Il s'insurge de voir les apprentis sorciers utiliser "sa" palette pour dégommer un joueur qu'ils n'aiment manifestement pas. Il s'insurge des conclusions aussi hâtives que définitives tirées d'un match dont la victoire aurait pu basculer d'un côté comme de l'autre (1-0, but de raccroc à la 86e minute).
Il exècre les spécialistes autoproclamés qui ont appris le foot devant leur télé palette à la main plutôt qu'aux abords du terrain et de ses incertitudes. Il est fatigué d'entendre moult statistiques dénuées de signification.
Sur l'intérêt des outils statistiques et de visualisation, lire Comment faire du journalisme avec des stats ? et Us et abus de la data.

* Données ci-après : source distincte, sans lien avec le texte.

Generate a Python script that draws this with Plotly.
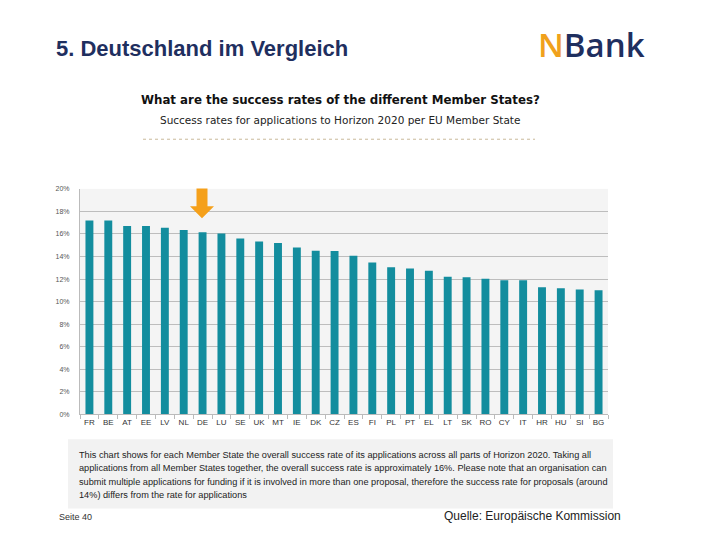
import plotly.graph_objects as go

countries = ["FR", "BE", "AT", "EE", "LV", "NL", "DE", "LU", "SE", "UK", "MT", "IE", "DK", "CZ", "ES",
             "FI", "PL", "PT", "EL", "LT", "SK", "RO", "CY", "IT", "HR", "HU", "SI", "BG"]
rates = [17.2, 17.2, 16.7, 16.7, 16.55, 16.35, 16.15, 16.05, 15.6, 15.33, 15.2, 14.8, 14.5, 14.48, 14.07,
         13.46, 13.05, 12.93, 12.73, 12.2, 12.15, 12.03, 11.9, 11.9, 11.27, 11.18, 11.07, 11.0]
ytick_vals = [0, 2, 4, 6, 8, 10, 12, 14, 16, 18, 20]
ytick_text = [f"{v}%" for v in ytick_vals]

W, H = 720, 540
def px(x):
    return x / W
def py(y):
    return 1 - y / H

fig = go.Figure()
fig.add_trace(go.Bar(x=countries, y=rates, marker=dict(color="#138d9e", line=dict(width=0)),
                     hoverinfo="x+y"))

fig.update_layout(
    width=W, height=H,
    margin=dict(l=0, r=0, t=0, b=0),
    paper_bgcolor="white",
    plot_bgcolor="#f4f4f4",
    showlegend=False,
    bargap=0.58,
    font=dict(family="Liberation Sans, Arial, sans-serif"),
    xaxis=dict(domain=[px(80), px(608)], type="category", showgrid=False, tickangle=0,
               ticks="outside", tickson="boundaries", ticklen=4, tickcolor="#bbbbbb",
               showline=True, linecolor="#bbbbbb", linewidth=1,
               tickfont=dict(size=8, color="#333333"), fixedrange=True),
    yaxis=dict(domain=[py(415.7), py(187.3)], range=[0, 20], tickvals=ytick_vals, ticktext=ytick_text,
               showgrid=True, gridcolor="#bdbdbd", gridwidth=1, zeroline=False,
               showline=True, linecolor="#bbbbbb", linewidth=1,
               tickfont=dict(size=7, color="#555555"), ticklabelstandoff=8, fixedrange=True),
)

# orange arrow pointing at DE
arrow = [(196.5, 187), (207.5, 187), (207.5, 205), (214, 205), (202, 217), (190, 205), (196.5, 205)]
path = "M " + " L ".join(f"{px(x):.5f},{py(y):.5f}" for x, y in arrow) + " Z"
fig.add_shape(type="path", xref="paper", yref="paper", path=path,
              fillcolor="#f5a01a", line=dict(width=0))

# dotted separator line
fig.add_shape(type="line", xref="paper", yref="paper", x0=px(143), x1=px(535), y0=py(137), y1=py(137),
              line=dict(color="#c9b99a", width=1, dash="dot"))

# note box
fig.add_shape(type="rect", xref="paper", yref="paper", x0=px(68), x1=px(613), y0=py(511), y1=py(441),
              fillcolor="#f2f2f2", line=dict(width=0), layer="below")

note_lines = [
    "This chart shows for each Member State the overall success rate of its applications across all parts of Horizon 2020. Taking all",
    "applications from all Member States together, the overall success rate is approximately 16%. Please note that an organisation can",
    "submit multiple applications for funding if it is involved in more than one proposal, therefore the success rate for proposals (around",
    "14%) differs from the rate for applications",
]
for i, line in enumerate(note_lines):
    fig.add_annotation(xref="paper", yref="paper", x=px(77), y=py(456.5 + i * 13.8), text=line,
                       showarrow=False, xanchor="left", yanchor="middle",
                       font=dict(family="Liberation Sans, Arial", size=9.2, color="#222222"))

# titles
fig.add_annotation(xref="paper", yref="paper", x=px(54), y=py(45), text="<b>5. Deutschland im Vergleich</b>",
                   showarrow=False, xanchor="left", yanchor="middle",
                   font=dict(family="Liberation Sans, Arial", size=22, color="#1f2f5f"))
fig.add_annotation(xref="paper", yref="paper", x=px(340), y=py(97),
                   text="<b>What are the success rates of the different Member States?</b>",
                   showarrow=False, xanchor="center", yanchor="middle",
                   font=dict(family="DejaVu Sans, Verdana", size=11.8, color="#111111"))
fig.add_annotation(xref="paper", yref="paper", x=px(340), y=py(118),
                   text="Success rates for applications to Horizon 2020 per EU Member State",
                   showarrow=False, xanchor="center", yanchor="middle",
                   font=dict(family="DejaVu Sans, Verdana", size=10.5, color="#222222"))

# logo
fig.add_annotation(xref="paper", yref="paper", x=px(536), y=py(41),
                   text="<span style='color:#f0a11c'>N</span><span style='color:#1f2f5f'>Bank</span>",
                   showarrow=False, xanchor="left", yanchor="middle",
                   font=dict(family="Open Sans, Liberation Sans, Arial", size=33, weight=600))

# footer
fig.add_annotation(xref="paper", yref="paper", x=px(57), y=py(520), text="Seite 40",
                   showarrow=False, xanchor="left", yanchor="middle",
                   font=dict(family="Liberation Sans, Arial", size=9, color="#333333"))
fig.add_annotation(xref="paper", yref="paper", x=px(623), y=py(519), text="Quelle: Europäische Kommission",
                   showarrow=False, xanchor="right", yanchor="middle",
                   font=dict(family="Liberation Sans, Arial", size=12, color="#222222"))

fig.write_html("out.html", config={"displayModeBar": False},
               post_script="document.body.style.margin='0';document.body.style.overflow='hidden';")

Finalement, il l'aime sa palette, Philippe Doucet. Lui aurait-il consacré un livre, sinon ? Un livre où, passés les coups de gueule du premier chapitre (les trente premières pages), il nous décrit avec son style alerte et amusé, à coups de chapitres courts, l'histoire de cet outil qui, il faut bien l'avouer, a un peu changé notre perception du football.
La palette (racontée par son inventeur), de Philippe Doucet, éd. Solar 2021, 17,90 euros.